The Revolutionary We Never Celebrate: Why John Brown Understood America Better Than Lincoln
On this July 4th, discover why the man they called a terrorist saw clearer than the president they made a saint.
You're at a July 4th barbecue. Kids are running around with sparklers. Someone's uncle is giving a speech about freedom while flipping burgers. The fireworks are about to start, and everyone's finding their lawn chairs, preparing to feel patriotic.
But something feels wrong. You can't name it yet, but there's a dissonance in the air—like watching a magic show when you're sitting too close to the stage and can see the mirrors.
You're about to discover that the revolution you've been celebrating your entire life never actually happened.
And the man who understood this—who saw through the comfortable lies that let a nation sleep while evil flourished—was called a terrorist for his clarity.
The Pledge That Made You Complicit
Before you could think, America made you complicit.

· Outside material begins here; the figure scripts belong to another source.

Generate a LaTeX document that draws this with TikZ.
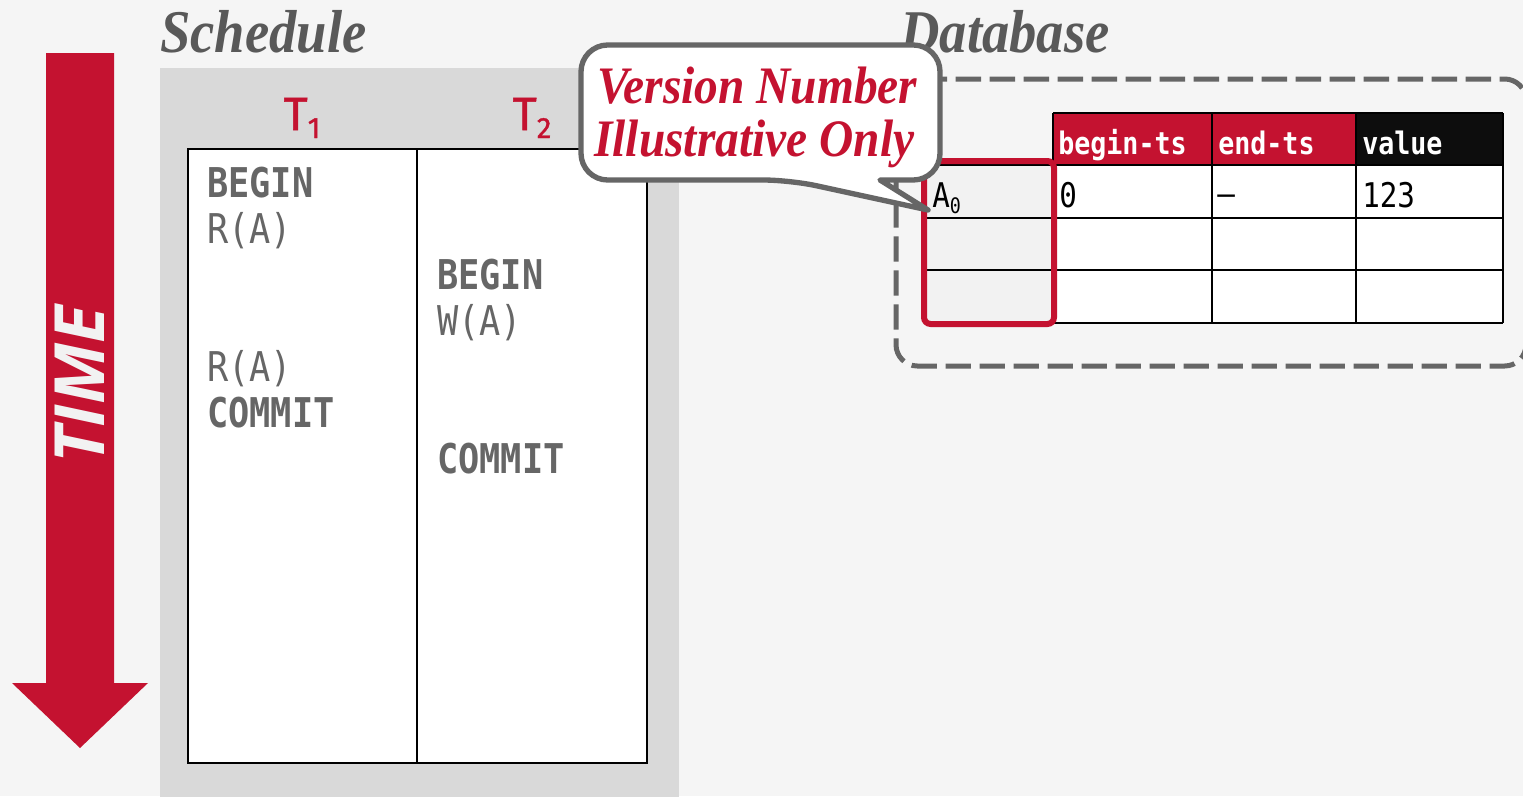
\documentclass[tikz,border=0pt]{standalone}
\usepackage{fontspec}
\setmainfont{Liberation Serif}
\newfontfamily\titlefont[FakeStretch=0.9]{Liberation Serif}
\newfontfamily\codefont[FakeStretch=0.86]{DejaVu Sans Mono}
\newfontfamily\labelfont[FakeBold=1.2]{Fira Sans}
\newfontfamily\arrowfont{Open Sans}
\definecolor{cmured}{HTML}{C41230}
\definecolor{pagebg}{HTML}{F5F5F5}
\definecolor{schedbg}{HTML}{D9D9D9}
\definecolor{inkgray}{HTML}{666666}
\definecolor{titlegray}{HTML}{595959}
\definecolor{keycell}{HTML}{F2F2F2}
\definecolor{headblack}{HTML}{0D0D0D}
\tikzset{
  heading/.style={anchor=base west, inner sep=0pt, text=titlegray,
    font=\titlefont\bfseries\itshape\fontsize{45.5pt}{45.5pt}\selectfont},
  txlabel/.style={anchor=base, inner sep=0pt, text=cmured,
    font=\labelfont\fontsize{35pt}{35pt}\selectfont},
  opbold/.style={anchor=base west, inner sep=0pt, text=inkgray,
    font=\codefont\bfseries\fontsize{30.75pt}{30.75pt}\selectfont},
  opplain/.style={anchor=base west, inner sep=0pt, text=inkgray,
    font=\codefont\fontsize{30.75pt}{30.75pt}\selectfont},
  colhead/.style={anchor=base west, inner sep=0pt, text=white,
    font=\codefont\bfseries\fontsize{23.25pt}{23.25pt}\selectfont},
  cellval/.style={anchor=base west, inner sep=0pt, text=black,
    font=\codefont\fontsize{25.5pt}{25.5pt}\selectfont},
  grid/.style={line width=1.5pt, draw=black},
  calloutline/.style={anchor=base west, inner sep=0pt, text=cmured,
    font=\titlefont\bfseries\itshape\fontsize{39.5pt}{39.5pt}\selectfont},
}
\begin{document}
\begin{tikzpicture}[x=0.75pt,y=-0.75pt]
\useasboundingbox (0,0) rectangle (1523,796);
\clip (0,0) rectangle (1523,796);
\fill[pagebg] (0,0) rectangle (1523,796);

% time arrow
\fill[cmured] (46,53) -- (114,53) -- (114,683) -- (148,683) -- (80,748)
  -- (12,683) -- (46,683) -- cycle;
\node[rotate=90, inner sep=0pt, text=keycell,
  font=\arrowfont\bfseries\itshape\fontsize{52pt}{52pt}\selectfont] (time) at (80,385) {TIME};

% schedule panel
\node[heading] (schedtitle) at (160,52) {Schedule};
\fill[schedbg] (160,68) rectangle (679,800);
\draw[line width=1.5pt, fill=white] (188,149) rectangle (647,763);
\draw[line width=1.5pt] (417,149) -- (417,763);

\node[txlabel] (t1) at (302,130) {T\raisebox{-6pt}{\fontsize{22pt}{22pt}\selectfont 1}};
\node[txlabel] (t2) at (532,130) {T\raisebox{-6pt}{\fontsize{22pt}{22pt}\selectfont 2}};

\node[opbold]  (a1) at (207,197) {BEGIN};
\node[opplain] (a2) at (207,243) {R(A)};
\node[opplain] (a3) at (207,381) {R(A)};
\node[opbold]  (a4) at (207,427) {COMMIT};
\node[opbold]  (b1) at (437,289) {BEGIN};
\node[opplain] (b2) at (437,335) {W(A)};
\node[opbold]  (b3) at (437,473) {COMMIT};

% database panel
\node[heading] (dbtitle) at (900,52) {Database};
\draw[inkgray, line width=3.75pt, dash pattern=on 19pt off 6.5pt, rounded corners=16pt]
  (896,79) rectangle (1526,366);

% version table
\fill[keycell] (925,165) rectangle (1053,323);
\fill[cmured] (1053,113) rectangle (1356,165);
\fill[headblack] (1356,113) rectangle (1503,165);
\fill[white] (1053,165) rectangle (1503,323);
\draw[grid] (1053,113) -- (1503,113);
\foreach \yy in {165,218,270,323} \draw[grid] (925,\yy) -- (1503,\yy);
\foreach \xx in {1053,1212,1356,1503} \draw[grid] (\xx,113) -- (\xx,323);

\node[colhead] (hbegin) at (1058,154) {begin-ts};
\node[colhead] (hend) at (1218,154) {end-ts};
\node[colhead] (hval) at (1362,154) {value};
\node[cellval] (key) at (932,207) {A\raisebox{-4.5pt}{\fontsize{16pt}{16pt}\selectfont 0}};
\node[cellval] (vbegin) at (1059,207) {0};
\node[cellval] (vend) at (1217,205) {–};
\node[cellval] (vval) at (1362,207) {123};

\draw[cmured, line width=4.5pt, rounded corners=5pt] (924,161) rectangle (1054,324);

% note bubble
\draw[inkgray, fill=white, line width=4pt, line join=round]
  (880,180) [rounded corners=20pt] -- (940,180) -- (940,45) -- (581,45) -- (581,180)
  -- (790,180) [sharp corners] -- (928,210) -- cycle;
\node[calloutline] (note1) at (597,103) {Version Number};
\node[calloutline] (note2) at (594,156) {Illustrative Only};
\end{tikzpicture}
\end{document}
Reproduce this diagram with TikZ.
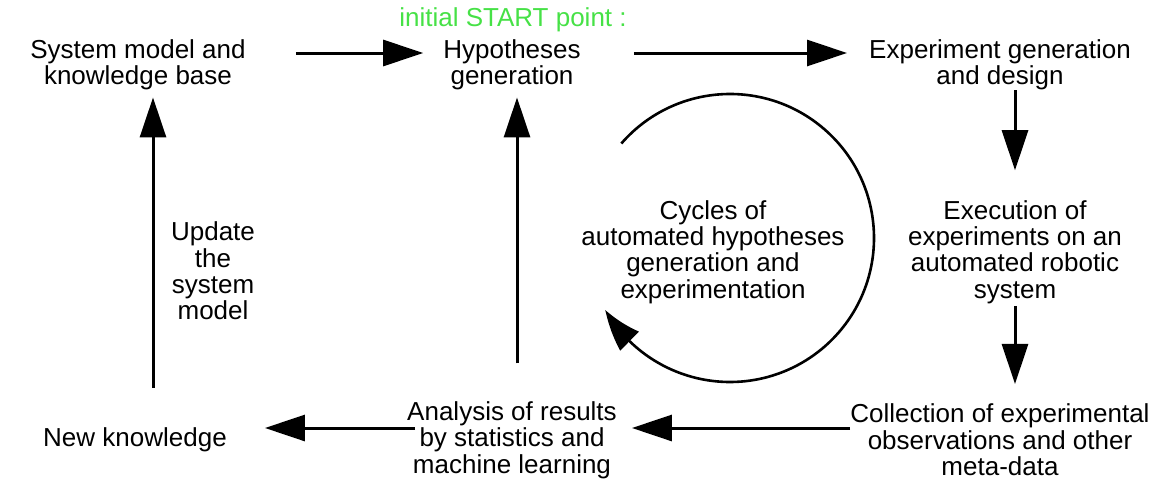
\documentclass[tikz,border=0pt]{standalone}
\usepackage{fontspec}
\setmainfont{Liberation Sans}
\usetikzlibrary{arrows.meta,bending}
\definecolor{startgreen}{RGB}{70,225,70}
\tikzset{
  txt/.style={font=\fontsize{26}{26.3}\selectfont, align=center, inner sep=0pt},
  arr/.style={line width=3pt, -{Triangle[length=40pt,width=26pt]}},
  circarr/.style={line width=2.6pt, -{Triangle[length=40pt,width=26pt,bend]}}
}
\begin{document}
\begin{tikzpicture}[x=1pt,y=-1pt]
\useasboundingbox (0,0) rectangle (1171,485);
\node[txt, text=startgreen] (start) at (513,20) {initial START point :};
\node[txt] (sys) at (138,65) {System model and\\knowledge base};
\node[txt] (hyp) at (512,65) {Hypotheses\\generation};
\node[txt] (exp) at (1000,65) {Experiment generation\\and design};
\node[txt] (exe) at (1015,252) {Execution of\\experiments on an\\automated robotic\\system};
\node[txt] (cyc) at (713,252) {Cycles of\\automated hypotheses\\generation and\\experimentation};
\node[txt] (upd) at (213,271) {Update\\the\\system\\model};
\node[txt] (col) at (1000,440) {Collection of experimental\\observations and other\\meta-data};
\node[txt] (ana) at (512,440) {Analysis of results\\by statistics and\\machine learning};
\node[txt] (new) at (135,440) {New knowledge};
\coordinate (cc) at (730,238);

\draw[arr, shorten <=50pt, shorten >=20pt] ([yshift=12pt]sys.east) -- ([yshift=12pt]hyp.west);
\draw[arr, shorten <=53pt, shorten >=22pt] ([yshift=12pt]hyp.east) -- ([yshift=12pt]exp.west);
\draw[arr, shorten >=30pt] (exe.north |- exp.south) -- (exe.north);
\draw[arr, shorten <=2pt, shorten >=20pt] (exe.south) -- (exe.south |- col.north);
\draw[arr, shorten >=15pt] ([yshift=12pt]col.west) -- ([yshift=12pt]ana.east);
\draw[arr, shorten <=-8pt, shorten >=38pt] ([yshift=12pt]ana.west) -- ([yshift=12pt]new.east);
\draw[arr, shorten <=40pt, shorten >=7pt] ([xshift=18pt]new.north) -- ([xshift=15pt]sys.south);
\draw[arr, shorten <=38pt, shorten >=7pt] ([xshift=5pt]ana.north) -- ([xshift=5pt]hyp.south);
\draw[circarr] ([shift={(139:144pt)}]cc) arc[start angle=139, end angle=-150, radius=144pt];
\end{tikzpicture}
\end{document}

You were five years old, standing in a classroom with your tiny hand over your heart, reciting words you didn't choose to a flag you didn't select on land whose full story you weren't allowed to hear yet. You absorbed loyalty before you could spell it—before critical thought, before consent, before you understood what politics was.
Later, you learned to stand quietly before marble gods. Washington sits enshrined. Lincoln sits enthroned. Above it all, inside the Capitol dome, The Apotheosis of Washington literally depicts him ascending to divinity.
You learned when to stand, when to place your hand over your heart, when to face the flag. You absorbed the choreography of reverence for systems you didn't yet know were engineered by slaveholders. What feels like freedom often remains carefully guided performance.
But what if everything you've inherited about American freedom was designed to hide this truth?
What if the Revolution you've been taught to revere was actually fought to preserve the oppression you've been taught to see as an exception?
The Revolution That Never Was
The Revolution you learned about in school—fought for freedom, against tyranny—was actually driven by the wealthiest slaveholders who feared losing their human property. These weren't just participants in the Revolution; they controlled it.
By 1776, the Somerset case (1772) had established that slavery lacked legal foundation in English common law, creating uncertainty about its status throughout the British Empire. Lord Dunmore's Proclamation (1775) promised freedom to enslaved people who joined British forces. The Crown was moving toward restricting the slave trade that enriched colonial planters.
For slaveholding colonists, British interference with human property represented an existential threat to their wealth and power.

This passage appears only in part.